REQUIREMENTS:
Only the lines from the start of the data through the line containing "(0,602) rectangle (780,613);" should be written out, exactly as they are, with both ends included and the pictures left out.

+ + + + + + +

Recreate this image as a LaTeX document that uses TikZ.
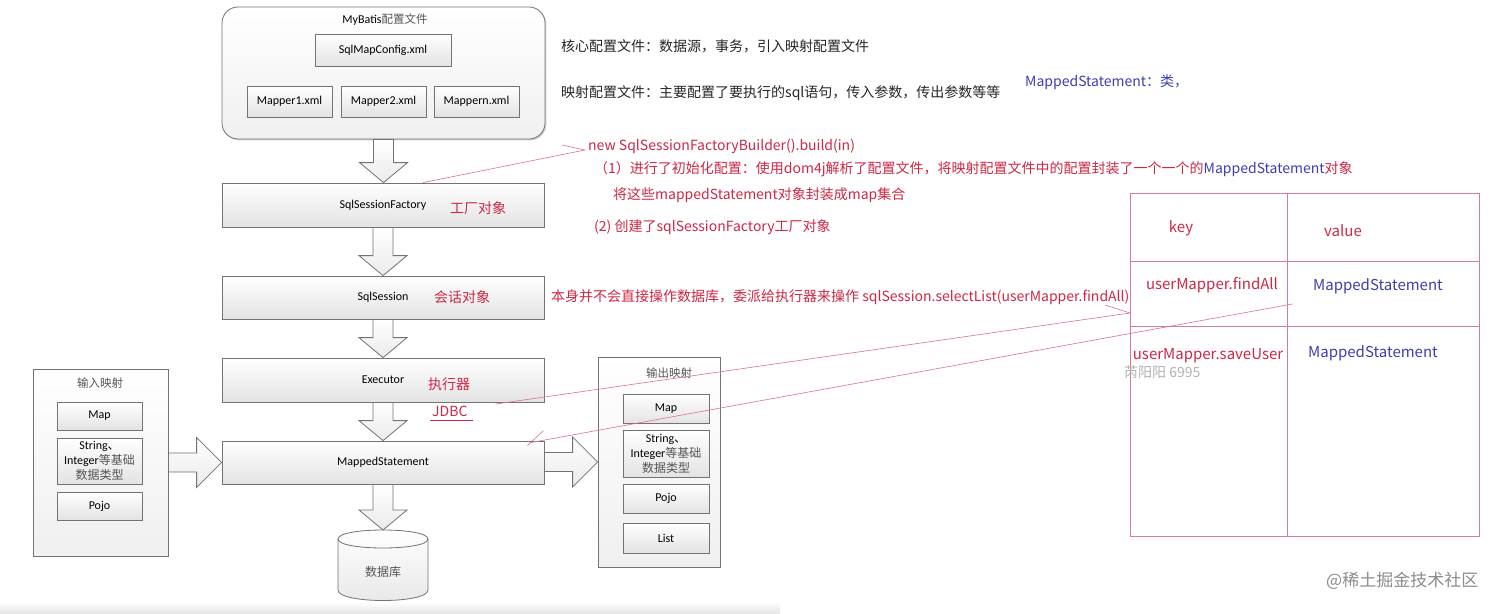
\documentclass[tikz,border=0pt]{standalone}
\usepackage{fontspec}
\setmainfont{Noto Sans CJK SC}
\newfontfamily\carl{Carlito}
\newfontfamily\cjk{Noto Sans CJK SC}
\usetikzlibrary{calc,shadows}
\definecolor{anred}{RGB}{205,40,70}
\definecolor{anblue}{RGB}{62,62,175}
\definecolor{lnred}{RGB}{218,115,138}
\definecolor{tblred}{RGB}{215,125,145}
\definecolor{boxline}{RGB}{115,115,115}
\definecolor{cjkgray}{RGB}{85,85,85}
\newcommand\bdown[2]{\draw[barrow] let \p1=(#1.south), \p2=(#2) in
  (\x1-10pt,\y1) -- (\x1+10pt,\y1) -- (\x1+10pt,\y2+20pt) -- (\x1+24pt,\y2+20pt)
  -- (\x1,\y2) -- (\x1-24pt,\y2+20pt) -- (\x1-10pt,\y2+20pt) -- cycle;}
\newcommand\bright[2]{\draw[barrow] let \p1=(#1.east), \p2=(#2.west) in
  (\x1,\y2+9.5pt) -- (\x2-25pt,\y2+9.5pt) -- (\x2-25pt,\y2+25pt) -- (\x2,\y2)
  -- (\x2-25pt,\y2-25pt) -- (\x2-25pt,\y2-9.5pt) -- (\x1,\y2-9.5pt) -- cycle;}
\begin{document}
\begin{tikzpicture}[x=1pt,y=-1pt,
  vbox/.style={draw=boxline, line width=0.8pt, top color=white, bottom color=black!11,
    drop shadow={shadow xshift=1.3pt,shadow yshift=-1.3pt,opacity=0.25,fill=black},
    inner sep=0pt, font=\carl\fontsize{12}{15}\selectfont, align=center},
  cbox/.style={draw=boxline, line width=0.8pt, top color=white, bottom color=black!6,
    drop shadow={shadow xshift=1.3pt,shadow yshift=-1.3pt,opacity=0.2,fill=black},
    inner sep=0pt},
  barrow/.style={draw=boxline, line width=0.8pt, top color=white, bottom color=black!8},
  cjklab/.style={font=\cjk\fontsize{11.5}{14}\selectfont, text=cjkgray, inner sep=0pt},
  ann/.style={font=\fontsize{14}{16}\selectfont, text=anred, anchor=west, inner sep=0pt},
  blk/.style={font=\fontsize{14}{16}\selectfont, text=black!85, anchor=west, inner sep=0pt},
  tbl/.style={font=\fontsize{15}{17}\selectfont, inner sep=0pt},
  lnk/.style={draw=lnred, line width=0.6pt},
]
\useasboundingbox (0,0) rectangle (1512,613);
\fill[white] (0,0) rectangle (1512,613);
\shade[top color=white, bottom color=black!10] (0,602) rectangle (780,613);

% ---------- config file container ----------
\node[cbox, rounded corners=16pt, minimum width=323, minimum height=132] (cfg) at (383.5,73) {};
\node[inner sep=0pt, font=\carl\fontsize{12}{14}\selectfont] (cfgt) at (385,20) {MyBatis{\cjk\fontsize{11.5}{14}\selectfont\color{cjkgray}配置文件}};
\node[vbox, minimum width=136, minimum height=32] (smc) at (383,50) {SqlMapConfig.xml};
\node[vbox, minimum width=85, minimum height=31] (m1) at (289.5,101.5) {Mapper1.xml};
\node[vbox, minimum width=85, minimum height=31] (m2) at (383.5,101.5) {Mapper2.xml};
\node[vbox, minimum width=85, minimum height=31] (mn) at (476.5,101.5) {Mappern.xml};

% ---------- main flow ----------
\node[vbox, minimum width=322, minimum height=44] (sf) at (383,205) {SqlSessionFactory};
\node[vbox, minimum width=322, minimum height=43] (ss) at (383,297.5) {SqlSession};
\node[vbox, minimum width=322, minimum height=44] (ex) at (383,380) {Executor};
\node[vbox, minimum width=322, minimum height=43] (ms) at (383,462.5) {MappedStatement};

% database
\node[inner sep=0pt, minimum width=90, minimum height=72] (db) at (383,566) {};
\draw[draw=boxline, line width=0.8pt, top color=white, bottom color=black!9]
  (338,539) .. controls (338,527) and (428,527) .. (428,539) -- (428,590)
  .. controls (428,604) and (338,604) .. (338,590) -- cycle;
\draw[draw=boxline, line width=0.8pt] (338,539) .. controls (338,551) and (428,551) .. (428,539);
\node[cjklab, font=\cjk\fontsize{12}{14}\selectfont] (dbt) at (383,572) {数据库};
\coordinate (dbtop) at (383,530);

% block arrows down
\bdown{cfg}{sf.north}
\bdown{sf}{ss.north}
\bdown{ss}{ex.north}
\bdown{ex}{ms.north}
\bdown{ms}{dbtop}

% ---------- input mapping ----------
\node[cbox, minimum width=135, minimum height=187] (inp) at (100.5,462.5) {};
\node[cjklab] (inpt) at (100,383) {输入映射};
\node[vbox, minimum width=85, minimum height=28] (im) at (99.5,416) {Map};
\node[vbox, minimum width=85, minimum height=46] (is) at (99.5,461) {String{\cjk、}\\Integer{\cjk\color{cjkgray}等基础}\\{\cjk\color{cjkgray}数据类型}};
\node[vbox, minimum width=85, minimum height=28] (ip) at (99.5,506) {Pojo};

% ---------- output mapping ----------
\node[cbox, minimum width=122, minimum height=210] (outp) at (659,462) {};
\node[cjklab] (outt) at (669,373) {输出映射};
\node[vbox, minimum width=86, minimum height=29] (om) at (666,408.5) {Map};
\node[vbox, minimum width=86, minimum height=47] (os) at (666,453.5) {String{\cjk、}\\Integer{\cjk\color{cjkgray}等基础}\\{\cjk\color{cjkgray}数据类型}};
\node[vbox, minimum width=86, minimum height=29] (op) at (666,498.5) {Pojo};
\node[vbox, minimum width=86, minimum height=30] (ol) at (666,538) {List};

% block arrows right
\bright{inp}{ms}
\bright{ms}{outp}

% ---------- annotations ----------
\node[blk] (core) at (561,46) {核心配置文件：数据源，事务，引入映射配置文件};
\node[blk] (mapf) at (561,93) {映射配置文件：主要配置了要执行的sql语句，传入参数，传出参数等等};
\node[ann, text=anblue] (msc) at (1025,82) {MappedStatement：类，};

\node[ann] (newb) at (588,146) {new SqlSessionFactoryBuilder().build(in)};
\node[ann] (p1) at (594,169) {（1）进行了初始化配置：使用dom4j解析了配置文件，将映射配置文件中的配置封装了一个一个的\textcolor{anblue}{MappedStatement}对象};
\node[ann] (p1b) at (613,195) {将这些mappedStatement对象封装成map集合};
\node[ann] (p2) at (594,227) {(2) 创建了sqlSessionFactory工厂对象};

\node[ann] (gc) at (450,208) {工厂对象};
\node[ann] (hh) at (434,297) {会话对象};
\node[ann] (sel) at (551,297) {本身并不会直接操作数据库，委派给执行器来操作 sqlSession.selectList(userMapper.findAll)};
\node[ann] (zxq) at (428,384) {执行器};
\node[ann] (jdbc) at (432,411) {JDBC};
\draw[draw=anred, line width=0.6pt] (430,420) -- (473,420);

% ---------- map table ----------
\draw[draw=tblred, line width=0.6pt] (1130,193) rectangle (1479,536);
\draw[draw=tblred, line width=0.6pt] (1287,193) -- (1287,536);
\draw[draw=tblred, line width=0.6pt] (1130,261) -- (1479,261);
\draw[draw=tblred, line width=0.6pt] (1130,326) -- (1479,326);
\node[tbl, text=anred] (tk) at (1181,228) {key};
\node[tbl, text=anred] (tv) at (1343,231) {value};
\node[tbl, text=anred] (k1) at (1212,285) {userMapper.findAll};
\node[tbl, text=anblue] (v1) at (1378,286) {MappedStatement};
\node[tbl, text=anred] (k2) at (1208,356) {userMapper.saveUser};
\node[tbl, text=anblue] (v2) at (1373,353) {MappedStatement};
\node[font=\fontsize{14}{16}\selectfont, text=black!30, anchor=west, inner sep=0pt] (wm1) at (1124,372) {芮阳阳 6995};
\node[font=\fontsize{17}{19}\selectfont, text=black!45, anchor=west, inner sep=0pt] (wm2) at (1326,581) {@稀土掘金技术社区};

% ---------- red pointer lines ----------
\coordinate (v0) at ($(newb.west)+(-3,4)$);
\draw[lnk] ($(sf.north west)!0.624!(sf.north east)$) -- (v0) -- ++(-23,-5);
\coordinate (t1) at (1130,313);
\draw[lnk] ($(jdbc.east)+(28,-7)$) -- (t1) -- ++(-25,-8);
\draw[lnk] ($(ms.north east)+(-14,2)$) -- ($(v1.south west)+(-20,10)$);
\draw[lnk] ($(ms.north east)+(-17,5)$) -- ++(16,-15);
\end{tikzpicture}
\end{document}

+ + + + + + +

COMPLETE OUTPUT:
Recreate this image as a LaTeX document that uses TikZ.
\documentclass[tikz,border=0pt]{standalone}
\usepackage{fontspec}
\setmainfont{Noto Sans CJK SC}
\newfontfamily\carl{Carlito}
\newfontfamily\cjk{Noto Sans CJK SC}
\usetikzlibrary{calc,shadows}
\definecolor{anred}{RGB}{205,40,70}
\definecolor{anblue}{RGB}{62,62,175}
\definecolor{lnred}{RGB}{218,115,138}
\definecolor{tblred}{RGB}{215,125,145}
\definecolor{boxline}{RGB}{115,115,115}
\definecolor{cjkgray}{RGB}{85,85,85}
\newcommand\bdown[2]{\draw[barrow] let \p1=(#1.south), \p2=(#2) in
  (\x1-10pt,\y1) -- (\x1+10pt,\y1) -- (\x1+10pt,\y2+20pt) -- (\x1+24pt,\y2+20pt)
  -- (\x1,\y2) -- (\x1-24pt,\y2+20pt) -- (\x1-10pt,\y2+20pt) -- cycle;}
\newcommand\bright[2]{\draw[barrow] let \p1=(#1.east), \p2=(#2.west) in
  (\x1,\y2+9.5pt) -- (\x2-25pt,\y2+9.5pt) -- (\x2-25pt,\y2+25pt) -- (\x2,\y2)
  -- (\x2-25pt,\y2-25pt) -- (\x2-25pt,\y2-9.5pt) -- (\x1,\y2-9.5pt) -- cycle;}
\begin{document}
\begin{tikzpicture}[x=1pt,y=-1pt,
  vbox/.style={draw=boxline, line width=0.8pt, top color=white, bottom color=black!11,
    drop shadow={shadow xshift=1.3pt,shadow yshift=-1.3pt,opacity=0.25,fill=black},
    inner sep=0pt, font=\carl\fontsize{12}{15}\selectfont, align=center},
  cbox/.style={draw=boxline, line width=0.8pt, top color=white, bottom color=black!6,
    drop shadow={shadow xshift=1.3pt,shadow yshift=-1.3pt,opacity=0.2,fill=black},
    inner sep=0pt},
  barrow/.style={draw=boxline, line width=0.8pt, top color=white, bottom color=black!8},
  cjklab/.style={font=\cjk\fontsize{11.5}{14}\selectfont, text=cjkgray, inner sep=0pt},
  ann/.style={font=\fontsize{14}{16}\selectfont, text=anred, anchor=west, inner sep=0pt},
  blk/.style={font=\fontsize{14}{16}\selectfont, text=black!85, anchor=west, inner sep=0pt},
  tbl/.style={font=\fontsize{15}{17}\selectfont, inner sep=0pt},
  lnk/.style={draw=lnred, line width=0.6pt},
]
\useasboundingbox (0,0) rectangle (1512,613);
\fill[white] (0,0) rectangle (1512,613);
\shade[top color=white, bottom color=black!10] (0,602) rectangle (780,613);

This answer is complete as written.